▶ _Recorded data_

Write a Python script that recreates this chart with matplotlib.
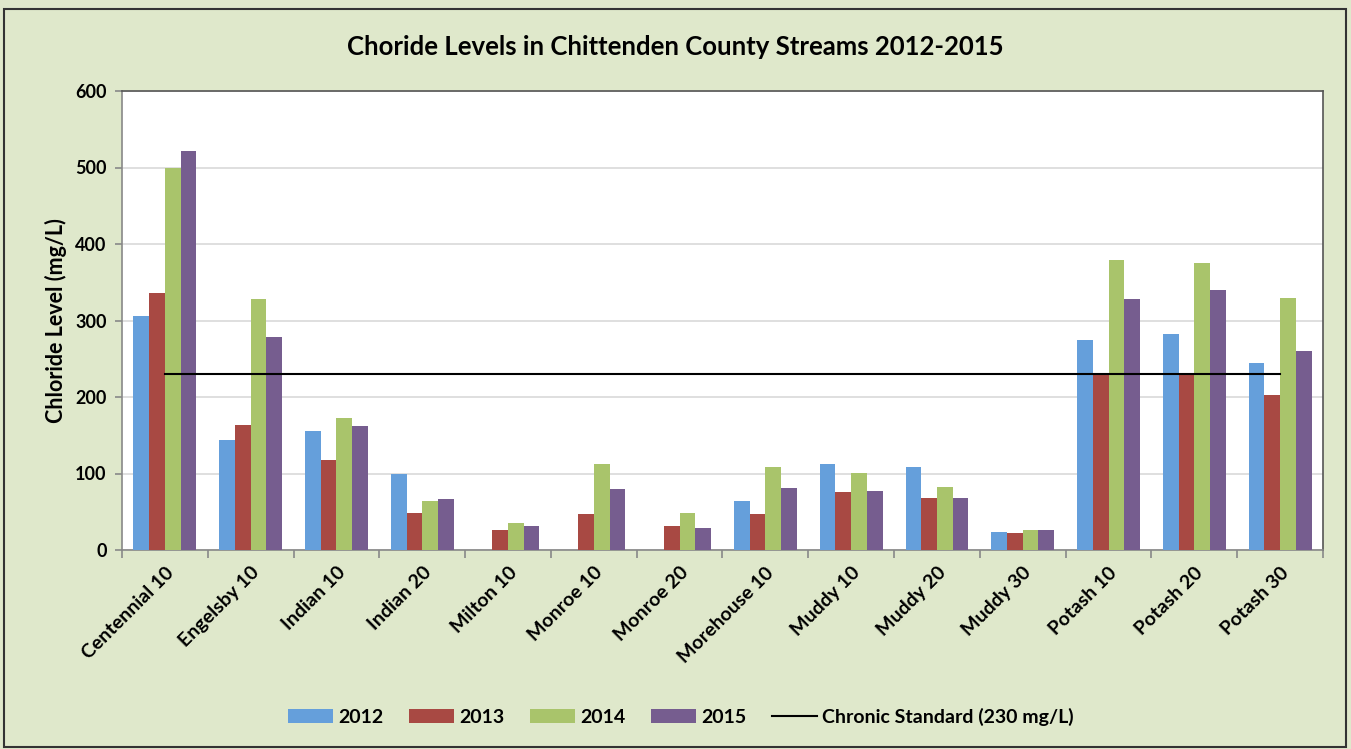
import numpy as np
import matplotlib.pyplot as plt
from matplotlib.patches import Rectangle

plt.rcParams['font.family'] = ['Lato', 'DejaVu Sans']

# Data
sites = ['Centennial 10', 'Engelsby 10', 'Indian 10', 'Indian 20', 'Milton 10',
         'Monroe 10', 'Monroe 20', 'Morehouse 10', 'Muddy 10', 'Muddy 20',
         'Muddy 30', 'Potash 10', 'Potash 20', 'Potash 30']
years = ['2012', '2013', '2014', '2015']
v2012 = [306, 144, 155, 100, 0, 0, 0, 64, 113, 109, 23, 274, 282, 245]
v2013 = [336, 164, 118, 48, 26, 47, 31, 47, 76, 68, 22, 230, 232, 202]
v2014 = [500, 328, 173, 64, 35, 113, 49, 109, 101, 82, 26, 379, 375, 329]
v2015 = [521, 278, 162, 67, 31, 80, 29, 81, 77, 68, 26, 328, 340, 260]
standard = 230

colors = ['#659fdb', '#a84943', '#a9c46b', '#765d8f']
bg = '#dfe8cb'

fig = plt.figure(figsize=(13.51, 7.49), dpi=100, facecolor=bg)
ax = fig.add_axes([122 / 1351, 1 - 550 / 749, 1201 / 1351, 459 / 749])
ax.set_facecolor('white')

x = np.arange(len(sites))
w = 0.183
handles = []
for i, (vals, c) in enumerate(zip([v2012, v2013, v2014, v2015], colors)):
    h = ax.bar(x + (i - 1.5) * w, vals, w, color=c, label=years[i], zorder=3,
               edgecolor='none')
    handles.append(h)

# chronic standard line, drawn from first to last site
line, = ax.plot([x[0], x[-1]], [standard, standard], color='black', lw=1.5, zorder=4,
                label='Chronic Standard (230 mg/L)')
handles.append(line)

ax.set_xlim(-0.5, len(sites) - 0.5)
ax.set_ylim(0, 600)
ax.set_yticks(range(0, 601, 100))
ax.yaxis.grid(True, color='#d9d9d9', lw=1.2, zorder=0)
ax.set_xticks(np.arange(-0.5, len(sites), 1.0), minor=False)
ax.set_xticklabels([])
ax.set_xticks(x, minor=True)
ax.set_xticklabels(sites, minor=True, rotation=45, ha='right', rotation_mode='anchor',
                   fontsize=14, fontweight='bold')
ax.tick_params(axis='x', which='minor', length=0, pad=10)
ax.tick_params(axis='x', which='major', length=6, color='#888888', width=1.2)
ax.tick_params(axis='y', length=5, color='#888888', width=1.2, labelsize=13, pad=6)
for lab in ax.get_yticklabels():
    lab.set_fontweight('bold')

for s in ['top', 'right']:
    ax.spines[s].set_color('#555555')
    ax.spines[s].set_linewidth(1.2)
for s in ['left', 'bottom']:
    ax.spines[s].set_color('#888888')
    ax.spines[s].set_linewidth(1.2)

ax.set_ylabel('Chloride Level (mg/L)', fontsize=15.5, fontweight='bold', labelpad=6)

fig.text(0.5, 1 - 47 / 749, 'Choride Levels in Chittenden County Streams 2012-2015',
         ha='center', va='center', fontsize=18.5, fontweight='bold')

fig.legend(handles=handles, loc='center', bbox_to_anchor=(681 / 1351, 1 - 717 / 749),
           ncol=5, frameon=False, prop={'weight': 'bold', 'size': 14},
           handlelength=2.3, handleheight=0.7, columnspacing=1.3, handletextpad=0.3)

# figure border
fig.patches.append(Rectangle((0.003, 0.003), 0.993, 0.985, transform=fig.transFigure,
                             fill=False, edgecolor='#333333', lw=1.5))

fig.savefig('out.png', dpi=100, facecolor=bg)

▶ _Task statement_
Reproduce the material in its entirety and word for word, without the pictures.

▶ _Exercise response_
Write a Python script that recreates this chart with matplotlib.
import numpy as np
import matplotlib.pyplot as plt
from matplotlib.patches import Rectangle

plt.rcParams['font.family'] = ['Lato', 'DejaVu Sans']

# Data
sites = ['Centennial 10', 'Engelsby 10', 'Indian 10', 'Indian 20', 'Milton 10',
         'Monroe 10', 'Monroe 20', 'Morehouse 10', 'Muddy 10', 'Muddy 20',
         'Muddy 30', 'Potash 10', 'Potash 20', 'Potash 30']
years = ['2012', '2013', '2014', '2015']
v2012 = [306, 144, 155, 100, 0, 0, 0, 64, 113, 109, 23, 274, 282, 245]
v2013 = [336, 164, 118, 48, 26, 47, 31, 47, 76, 68, 22, 230, 232, 202]
v2014 = [500, 328, 173, 64, 35, 113, 49, 109, 101, 82, 26, 379, 375, 329]
v2015 = [521, 278, 162, 67, 31, 80, 29, 81, 77, 68, 26, 328, 340, 260]
standard = 230

colors = ['#659fdb', '#a84943', '#a9c46b', '#765d8f']
bg = '#dfe8cb'

fig = plt.figure(figsize=(13.51, 7.49), dpi=100, facecolor=bg)
ax = fig.add_axes([122 / 1351, 1 - 550 / 749, 1201 / 1351, 459 / 749])
ax.set_facecolor('white')

x = np.arange(len(sites))
w = 0.183
handles = []
for i, (vals, c) in enumerate(zip([v2012, v2013, v2014, v2015], colors)):
    h = ax.bar(x + (i - 1.5) * w, vals, w, color=c, label=years[i], zorder=3,
               edgecolor='none')
    handles.append(h)

# chronic standard line, drawn from first to last site
line, = ax.plot([x[0], x[-1]], [standard, standard], color='black', lw=1.5, zorder=4,
                label='Chronic Standard (230 mg/L)')
handles.append(line)

ax.set_xlim(-0.5, len(sites) - 0.5)
ax.set_ylim(0, 600)
ax.set_yticks(range(0, 601, 100))
ax.yaxis.grid(True, color='#d9d9d9', lw=1.2, zorder=0)
ax.set_xticks(np.arange(-0.5, len(sites), 1.0), minor=False)
ax.set_xticklabels([])
ax.set_xticks(x, minor=True)
ax.set_xticklabels(sites, minor=True, rotation=45, ha='right', rotation_mode='anchor',
                   fontsize=14, fontweight='bold')
ax.tick_params(axis='x', which='minor', length=0, pad=10)
ax.tick_params(axis='x', which='major', length=6, color='#888888', width=1.2)
ax.tick_params(axis='y', length=5, color='#888888', width=1.2, labelsize=13, pad=6)
for lab in ax.get_yticklabels():
    lab.set_fontweight('bold')

for s in ['top', 'right']:
    ax.spines[s].set_color('#555555')
    ax.spines[s].set_linewidth(1.2)
for s in ['left', 'bottom']:
    ax.spines[s].set_color('#888888')
    ax.spines[s].set_linewidth(1.2)

ax.set_ylabel('Chloride Level (mg/L)', fontsize=15.5, fontweight='bold', labelpad=6)

fig.text(0.5, 1 - 47 / 749, 'Choride Levels in Chittenden County Streams 2012-2015',
         ha='center', va='center', fontsize=18.5, fontweight='bold')

fig.legend(handles=handles, loc='center', bbox_to_anchor=(681 / 1351, 1 - 717 / 749),
           ncol=5, frameon=False, prop={'weight': 'bold', 'size': 14},
           handlelength=2.3, handleheight=0.7, columnspacing=1.3, handletextpad=0.3)

# figure border
fig.patches.append(Rectangle((0.003, 0.003), 0.993, 0.985, transform=fig.transFigure,
                             fill=False, edgecolor='#333333', lw=1.5))

fig.savefig('out.png', dpi=100, facecolor=bg)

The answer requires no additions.